I want to create a form which allows the user to type in a search and have it pick up the right values from a database and display them, for some reason I can't get my query to work it just displays "could not search"

Here is my php code

 <?php include "connect.php"; $output = ''; if(isset($_POST['search'])) { $search = $_POST['search']; $search = preg_replace("#[^0-9a-z]i#","", $search); $query = mysqli_query("SELECT * FROM house WHERE town LIKE '%$search%'") or die ("Could not search"); $count = mysqli_num_rows($query); if($count == 0){ $output = "There was no search results!"; }else{ while ($row = mysqli_fetch_array($query)) { $town = $row ['town']; $street = $row ['street']; $bedrooms = $row ['bedrooms']; $bathroom = $row ['bathrooms']; $output .='<div> '.$town.''.$street.''.$bedrooms.''.$bathrooms.'</div>'; } } } ?>

Here is my form

 <form action ="home.php" method = "post"> <input name="search" type="text" size="30" placeholder="Belfast"/> <input type="submit" value="Search"/> </form> <?php print ("$output");?>

Answer 1

You're not connecting to your DB in your query:

$query = mysqli_query("SELECT
                      ^ missing connection variable

there is no connection variable (unknown what you are using to connect with)

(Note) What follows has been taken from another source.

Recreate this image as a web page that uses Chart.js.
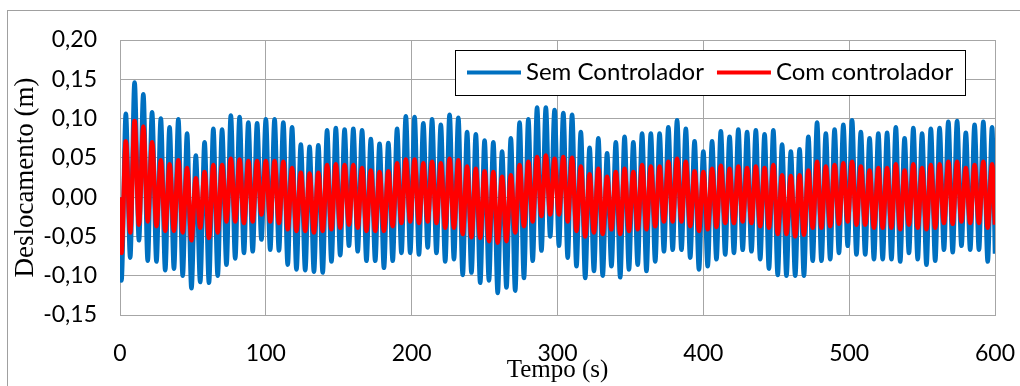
<!DOCTYPE html>
<html>
<head>
<meta charset="utf-8">
<script src="https://cdn.jsdelivr.net/npm/chart.js@4.4.1/dist/chart.umd.min.js"></script>
<style>
  html, body { margin: 0; padding: 0; background: #fff; }
  #wrap { width: 1020px; height: 386px; position: relative; }
</style>
</head>
<body>
<div id="wrap"><canvas id="grafico" width="1020" height="386"></canvas></div>
<script>
// Resposta em deslocamento (m) ao longo do tempo (s)
const rotulos = ['Sem Controlador', 'Com controlador'];
const ticksTempo = [0, 100, 200, 300, 400, 500, 600];
const ticksDesloc = [-0.15, -0.10, -0.05, 0.00, 0.05, 0.10, 0.15, 0.20];

// Extremos registados a cada meio ciclo (período de 6 s):
// vales em t = 1, 7, 13, ... s e picos em t = 4, 10, 16, ... s
const periodo = 6;
const tempoPrimeiroVale = 1;
const tempoPrimeiroPico = 4;

const semPicos = [
  0.106, 0.146, 0.131, 0.108, 0.100, 0.089, 0.099, 0.081, 0.053, 0.070,
  0.087, 0.086, 0.104, 0.102, 0.095, 0.094, 0.099, 0.099, 0.095, 0.089,
  0.067, 0.064, 0.066, 0.085, 0.088, 0.086, 0.087, 0.085, 0.074, 0.068,
  0.069, 0.087, 0.103, 0.102, 0.094, 0.099, 0.092, 0.105, 0.101, 0.083,
  0.080, 0.072, 0.070, 0.058, 0.075, 0.095, 0.099, 0.114, 0.114, 0.111,
  0.107, 0.105, 0.083, 0.063, 0.075, 0.056, 0.070, 0.077, 0.070, 0.081,
  0.081, 0.081, 0.089, 0.098, 0.087, 0.071, 0.058, 0.071, 0.084, 0.077,
  0.086, 0.083, 0.085, 0.080, 0.085, 0.067, 0.058, 0.061, 0.077, 0.095,
  0.081, 0.086, 0.092, 0.098, 0.083, 0.075, 0.081, 0.082, 0.089, 0.075,
  0.088, 0.081, 0.087, 0.088, 0.096, 0.097, 0.082, 0.092, 0.096, 0.089
];
const semVales = [
  -0.106, -0.077, -0.055, -0.081, -0.082, -0.093, -0.091, -0.100, -0.116, -0.108,
  -0.109, -0.100, -0.086, -0.078, -0.071, -0.069, -0.054, -0.067, -0.068, -0.086,
  -0.092, -0.093, -0.095, -0.096, -0.082, -0.074, -0.062, -0.069, -0.081, -0.081,
  -0.090, -0.081, -0.071, -0.071, -0.073, -0.064, -0.071, -0.082, -0.079, -0.099,
  -0.096, -0.109, -0.106, -0.122, -0.115, -0.119, -0.103, -0.081, -0.068, -0.050,
  -0.062, -0.077, -0.088, -0.103, -0.094, -0.100, -0.088, -0.102, -0.092, -0.086,
  -0.094, -0.082, -0.069, -0.067, -0.067, -0.077, -0.092, -0.088, -0.079, -0.073,
  -0.071, -0.067, -0.069, -0.079, -0.091, -0.099, -0.100, -0.100, -0.100, -0.081,
  -0.081, -0.079, -0.071, -0.062, -0.073, -0.073, -0.079, -0.079, -0.079, -0.082,
  -0.071, -0.079, -0.086, -0.081, -0.067, -0.070, -0.062, -0.067, -0.067, -0.082
];
const comPicos = [
  0.071, 0.097, 0.090, 0.070, 0.047, 0.042, 0.047, 0.037, 0.024, 0.032,
  0.041, 0.041, 0.049, 0.048, 0.046, 0.046, 0.046, 0.046, 0.045, 0.037,
  0.031, 0.030, 0.031, 0.041, 0.042, 0.041, 0.041, 0.037, 0.034, 0.032,
  0.033, 0.043, 0.048, 0.048, 0.043, 0.045, 0.043, 0.049, 0.047, 0.039,
  0.036, 0.033, 0.032, 0.026, 0.028, 0.041, 0.045, 0.051, 0.053, 0.049,
  0.051, 0.050, 0.039, 0.029, 0.036, 0.026, 0.032, 0.036, 0.032, 0.041,
  0.039, 0.039, 0.045, 0.049, 0.045, 0.033, 0.032, 0.036, 0.040, 0.036,
  0.039, 0.037, 0.039, 0.037, 0.041, 0.028, 0.027, 0.028, 0.034, 0.045,
  0.039, 0.041, 0.043, 0.045, 0.039, 0.034, 0.037, 0.037, 0.042, 0.034,
  0.042, 0.037, 0.041, 0.042, 0.045, 0.045, 0.037, 0.041, 0.045, 0.042
];
const comVales = [
  -0.071, -0.045, -0.035, -0.031, -0.037, -0.043, -0.043, -0.045, -0.055, -0.039,
  -0.052, -0.045, -0.031, -0.031, -0.033, -0.031, -0.022, -0.031, -0.033, -0.041,
  -0.043, -0.043, -0.045, -0.043, -0.041, -0.039, -0.035, -0.039, -0.043, -0.043,
  -0.043, -0.037, -0.033, -0.031, -0.033, -0.031, -0.033, -0.039, -0.039, -0.047,
  -0.051, -0.052, -0.056, -0.058, -0.056, -0.045, -0.037, -0.031, -0.024, -0.022,
  -0.022, -0.031, -0.043, -0.050, -0.045, -0.047, -0.041, -0.047, -0.043, -0.041,
  -0.041, -0.037, -0.031, -0.031, -0.031, -0.037, -0.043, -0.041, -0.038, -0.033,
  -0.033, -0.031, -0.033, -0.037, -0.039, -0.047, -0.047, -0.050, -0.048, -0.039,
  -0.039, -0.037, -0.034, -0.031, -0.035, -0.035, -0.039, -0.039, -0.039, -0.041,
  -0.035, -0.039, -0.041, -0.039, -0.033, -0.034, -0.031, -0.033, -0.033, -0.039
];
// valores no início e no fim do registo
const semInicio = 0.0, semFim = -0.072;
const comInicio = 0.0, comFim = -0.035;

// Monta a série (t, y) alternando vales e picos
function serie(inicio, vales, picos, fim) {
  const pts = [{ x: ticksTempo[0], y: inicio }];
  for (let k = 0; k < picos.length; k++) {
    pts.push({ x: tempoPrimeiroVale + k * periodo, y: vales[k] });
    pts.push({ x: tempoPrimeiroPico + k * periodo, y: picos[k] });
  }
  pts.push({ x: ticksTempo[ticksTempo.length - 1], y: fim });
  return pts;
}

const corGrade = '#a6a6a6';
const fonteEixo = { family: 'Lato', size: 23 };
const fmtDesloc = v => Number(v).toFixed(2).replace('.', ',');

// Moldura externa e fundo branco
const moldura = {
  id: 'moldura',
  beforeDraw(chart) {
    const ctx = chart.ctx;
    ctx.save();
    ctx.fillStyle = '#ffffff';
    ctx.fillRect(0, 0, chart.width, chart.height);
    ctx.strokeStyle = '#a0a0a0';
    ctx.lineWidth = 1;
    ctx.strokeRect(7.5, 10.5, chart.width + 10, chart.height + 10);
    ctx.restore();
  }
};

// Legenda em caixa, dentro da área do gráfico
const legendaCaixa = {
  id: 'legendaCaixa',
  afterDatasetsDraw(chart) {
    const ctx = chart.ctx;
    const box = { x: 455.5, y: 50.5, w: 510, h: 45 };
    ctx.save();
    ctx.fillStyle = '#ffffff';
    ctx.fillRect(box.x, box.y, box.w, box.h);
    ctx.strokeStyle = '#000000';
    ctx.lineWidth = 1;
    ctx.strokeRect(box.x, box.y, box.w, box.h);
    ctx.font = '24px Lato';
    ctx.textBaseline = 'middle';
    ctx.fillStyle = '#000000';
    const yc = box.y + 22;
    const amostra = 54;
    let x = 467;
    chart.data.datasets.forEach(ds => {
      ctx.strokeStyle = ds.borderColor;
      ctx.lineWidth = 4;
      ctx.beginPath();
      ctx.moveTo(x, yc);
      ctx.lineTo(x + amostra, yc);
      ctx.stroke();
      ctx.fillText(ds.label, x + amostra + 5, yc);
      x += amostra + 5 + ctx.measureText(ds.label).width + 13;
    });
    ctx.restore();
  }
};

new Chart(document.getElementById('grafico'), {
  type: 'line',
  data: {
    datasets: [
      {
        label: rotulos[0],
        data: serie(semInicio, semVales, semPicos, semFim),
        borderColor: '#0070C0',
        borderWidth: 4.5,
        pointRadius: 0,
        cubicInterpolationMode: 'monotone',
        order: 2
      },
      {
        label: rotulos[1],
        data: serie(comInicio, comVales, comPicos, comFim),
        borderColor: '#FF0000',
        borderWidth: 4.5,
        pointRadius: 0,
        cubicInterpolationMode: 'monotone',
        order: 1
      }
    ]
  },
  options: {
    responsive: false,
    animation: false,
    events: [],
    layout: { padding: { top: 40, right: 25, left: 0, bottom: 0 } },
    plugins: { legend: { display: false }, tooltip: { enabled: false } },
    scales: {
      x: {
        type: 'linear',
        min: ticksTempo[0],
        max: ticksTempo[ticksTempo.length - 1],
        afterBuildTicks: s => { s.ticks = ticksTempo.map(v => ({ value: v })); },
        afterFit: s => { s.height = 71; s.paddingLeft = 0; s.paddingRight = 0; },
        ticks: { autoSkip: false, maxRotation: 0, padding: 25, color: '#000', font: fonteEixo },
        grid: { color: corGrade, lineWidth: 1, drawTicks: false },
        border: { display: true, color: corGrade, width: 1 },
        title: {
          display: true, text: 'Tempo (s)', color: '#000',
          font: { family: 'Liberation Serif', size: 25, lineHeight: 1 },
          padding: { top: 0, bottom: 3 }
        }
      },
      y: {
        min: ticksDesloc[0],
        max: ticksDesloc[ticksDesloc.length - 1],
        afterBuildTicks: s => { s.ticks = ticksDesloc.map(v => ({ value: v })); },
        afterFit: s => { s.width = 120; },
        ticks: { padding: 23, color: '#000', font: fonteEixo, callback: fmtDesloc },
        grid: { color: corGrade, lineWidth: 1, drawTicks: false },
        border: { display: true, color: corGrade, width: 1 },
        title: {
          display: true, text: 'Deslocamento (m)', color: '#000',
          font: { family: 'Liberation Serif', size: 27, lineHeight: 1 },
          padding: { top: 12, bottom: 0 }
        }
      }
    }
  },
  plugins: [moldura, legendaCaixa]
});
</script>
</body>
</html>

$query = mysqli_query($connection, "SELECT ...
                      ^^^^^^^^^^^^

From the manual http://php.net/manual/en/mysqli.query.php

Object oriented style mixed mysqli::query ( string $query [, int $resultmode = MYSQLI_STORE_RESULT ] )

Procedural style mixed mysqli_query ( mysqli $link , string $query [, int $resultmode = MYSQLI_STORE_RESULT ] )

figuring you are using mysqli_ to connect with. If you're using mysql_ or PDO to connect with, that won't work. Those different MySQL APIs do not intermix with each other.

Plus, instead of or die ("Could not search") do or die(mysqli_error($connection)) to catch any errors, if any.

Add error reporting to the top of your file(s) which will help find errors.

<?php 
error_reporting(E_ALL);
ini_set('display_errors', 1);

// rest of your code

Sidenote: Error reporting should only be done in staging, and never production.

---

Example mysqli connection:

$connection = mysqli_connect("myhost","myuser","mypassw","mybd") 
                or die("Error " . mysqli_error($connection)); 

For more information, visit:

• http://php.net/manual/en/function.mysqli-connect.php

Answer 2

$query = mysqli_query("SELECT * FROM house WHERE town LIKE '%$search%'") or die ("Could not search");

$result = mysqli_query($connection,$query);

$count = mysqli_num_rows($result);

The $connection is the variable declared in your connect.php to connect to your database .

You should have out the $result before the $count .

Answer 3

Try to remove the space between if($count==0) it will start working!!

if($count==0){
      $output = "There was no search results!";}